■ Problem requirements
All lines in which the word "chart" occurs are to be extracted.

■ Stored data
┄┄┄┄┄┄┄┄┄┄

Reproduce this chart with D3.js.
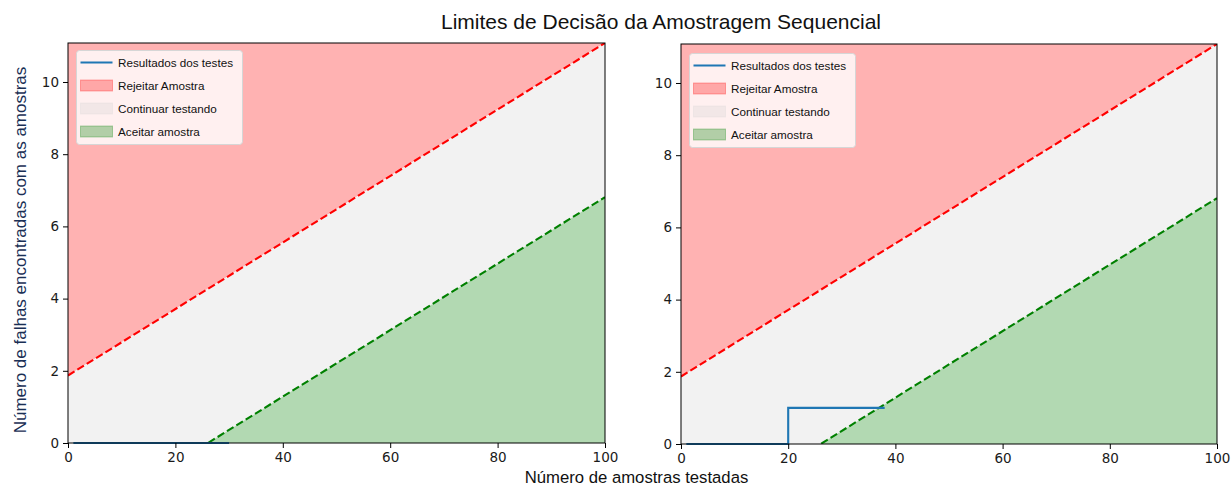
<!DOCTYPE html>
<html>
<head>
<meta charset="utf-8">
<script src="https://cdn.jsdelivr.net/npm/d3@7"></script>
<style>
  html, body { margin: 0; padding: 0; background: #fff; }
  svg { display: block; }
</style>
</head>
<body>
<svg id="chart" width="1232" height="488"></svg>
<script>
// ---- data ----
const limitSamples = [0, 100];
const rejectLimit = [1.87, 11.08];
const acceptLimit = [-2.40, 6.81];
const xTicks = [0, 20, 40, 60, 80, 100];
const yTicks = [0, 2, 4, 6, 8, 10];
const leftTestSamples = [1, 30];
const leftTestFailures = [0, 0];
const rightTestSamples = [1, 20, 38];
const rightTestFailures = [0, 1, 1];
const legendLabels = ["Resultados dos testes", "Rejeitar Amostra", "Continuar testando", "Aceitar amostra"];
const titleText = "Limites de Decisão da Amostragem Sequencial";
const xLabel = "Número de amostras testadas";
const yLabel = "Número de falhas encontradas com as amostras";

const svg = d3.select("#chart");
const sansFont = "'Liberation Sans', Arial, sans-serif";
const tickFont = "'DejaVu Sans', sans-serif";

const yMax = d3.max(rejectLimit);

const panels = [
  { x0: 68, x1: 605, y0: 443, y1: 43, samples: leftTestSamples, failures: leftTestFailures, legend: { x: 76, y: 50 } },
  { x0: 681, x1: 1217, y0: 444, y1: 44, samples: rightTestSamples, failures: rightTestFailures, legend: { x: 689, y: 53 } }
];

panels.forEach((p, i) => {
  const x = d3.scaleLinear().domain([0, 100]).range([p.x0, p.x1]);
  const y = d3.scaleLinear().domain([0, yMax]).range([p.y0, p.y1]);
  const g = svg.append("g");
  const clipId = "clip" + i;
  svg.append("defs").append("clipPath").attr("id", clipId)
    .append("rect").attr("x", p.x0).attr("y", p.y1).attr("width", p.x1 - p.x0).attr("height", p.y0 - p.y1);
  const plot = g.append("g").attr("clip-path", `url(#${clipId})`);

  const lim = limitSamples.map((n, k) => ({ n, r: rejectLimit[k], a: acceptLimit[k] }));

  // reject region
  plot.append("path").datum(lim)
    .attr("d", d3.area().x(d => x(d.n)).y0(d => y(d.r)).y1(() => y(yMax) - 2))
    .attr("fill", "rgb(255,178,178)");
  // continue region
  plot.append("path").datum(lim)
    .attr("d", d3.area().x(d => x(d.n)).y0(d => y(d.a)).y1(d => y(d.r)))
    .attr("fill", "rgb(242,242,242)");
  // accept region (between 0 and accept line where positive)
  const zeroN = limitSamples[0] + (0 - acceptLimit[0]) * (limitSamples[1] - limitSamples[0]) / (acceptLimit[1] - acceptLimit[0]);
  const accPts = [{ n: zeroN, a: 0 }, { n: limitSamples[1], a: acceptLimit[1] }];
  plot.append("path").datum(accPts)
    .attr("d", d3.area().x(d => x(d.n)).y0(() => y(0)).y1(d => y(d.a)))
    .attr("fill", "rgb(178,217,178)");

  // limit lines
  plot.append("path").datum(lim)
    .attr("d", d3.line().x(d => x(d.n)).y(d => y(d.r)))
    .attr("fill", "none").attr("stroke", "red").attr("stroke-width", 2.1)
    .attr("stroke-dasharray", "7.7,3.3");
  plot.append("path").datum(lim)
    .attr("d", d3.line().x(d => x(d.n)).y(d => y(d.a)))
    .attr("fill", "none").attr("stroke", "green").attr("stroke-width", 2.1)
    .attr("stroke-dasharray", "7.7,3.3");

  // test results step line
  const steps = p.samples.map((n, k) => ({ n, f: p.failures[k] }));
  g.append("path").datum(steps)
    .attr("d", d3.line().x(d => x(d.n)).y(d => y(d.f)).curve(d3.curveStepAfter))
    .attr("fill", "none").attr("stroke", "#1f77b4").attr("stroke-width", 2.1);

  // axes
  const xAxis = g.append("g").attr("transform", `translate(0,${p.y0})`)
    .call(d3.axisBottom(x).tickValues(xTicks).tickSize(5).tickPadding(4).tickFormat(d3.format("d")));
  const yAxis = g.append("g").attr("transform", `translate(${p.x0},0)`)
    .call(d3.axisLeft(y).tickValues(yTicks).tickSize(5).tickPadding(4).tickFormat(d3.format("d")));
  [xAxis, yAxis].forEach(a => {
    a.select(".domain").remove();
    a.selectAll("line").attr("stroke", "#000").attr("stroke-width", 1);
    a.selectAll("text").attr("font-family", tickFont).attr("font-size", 13.5).attr("fill", "#1a1a1a");
  });
  // spines
  g.append("rect").attr("x", p.x0).attr("y", p.y1).attr("width", p.x1 - p.x0).attr("height", p.y0 - p.y1)
    .attr("fill", "none").attr("stroke", "#000").attr("stroke-width", 1);

  // legend
  const L = g.append("g").attr("transform", `translate(${p.legend.x},${p.legend.y})`);
  L.append("rect").attr("x", 0.5).attr("y", 0.5).attr("width", 166).attr("height", 94).attr("rx", 3)
    .attr("fill", "rgba(255,255,255,0.8)").attr("stroke", "#d6d6d6").attr("stroke-width", 1);
  const rowY = [12.5, 35.5, 58.5, 81.5];
  L.append("line").attr("x1", 4.5).attr("x2", 36.5).attr("y1", rowY[0]).attr("y2", rowY[0])
    .attr("stroke", "#1f77b4").attr("stroke-width", 2.1);
  const patchFill = ["rgba(255,0,0,0.3)", "rgba(211,211,211,0.3)", "rgba(0,128,0,0.3)"];
  patchFill.forEach((c, k) => {
    L.append("rect").attr("x", 4.5).attr("y", rowY[k + 1] - 5.5).attr("width", 32).attr("height", 11)
      .attr("fill", c).attr("stroke", c).attr("stroke-width", 1);
  });
  legendLabels.forEach((t, k) => {
    L.append("text").attr("x", 42).attr("y", rowY[k] + 4).text(t)
      .attr("font-family", sansFont).attr("font-size", 11.7).attr("fill", "#111");
  });
});

// titles
svg.append("text").attr("x", 661).attr("y", 29).attr("text-anchor", "middle")
  .attr("font-family", sansFont).attr("font-size", 21).attr("fill", "#111").text(titleText);
svg.append("text").attr("x", 636.5).attr("y", 483).attr("text-anchor", "middle")
  .attr("font-family", sansFont).attr("font-size", 16.7).attr("fill", "#111").text(xLabel);
svg.append("text").attr("transform", "translate(26,250) rotate(-90)").attr("text-anchor", "middle")
  .attr("font-family", sansFont).attr("font-size", 17).attr("fill", "#1a2f55").text(yLabel);
</script>
</body>
</html>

┄┄┄┄┄┄┄┄┄┄

■ Response to the exercise
Reproduce this chart with D3.js.
<svg id="chart" width="1232" height="488"></svg>
const svg = d3.select("#chart");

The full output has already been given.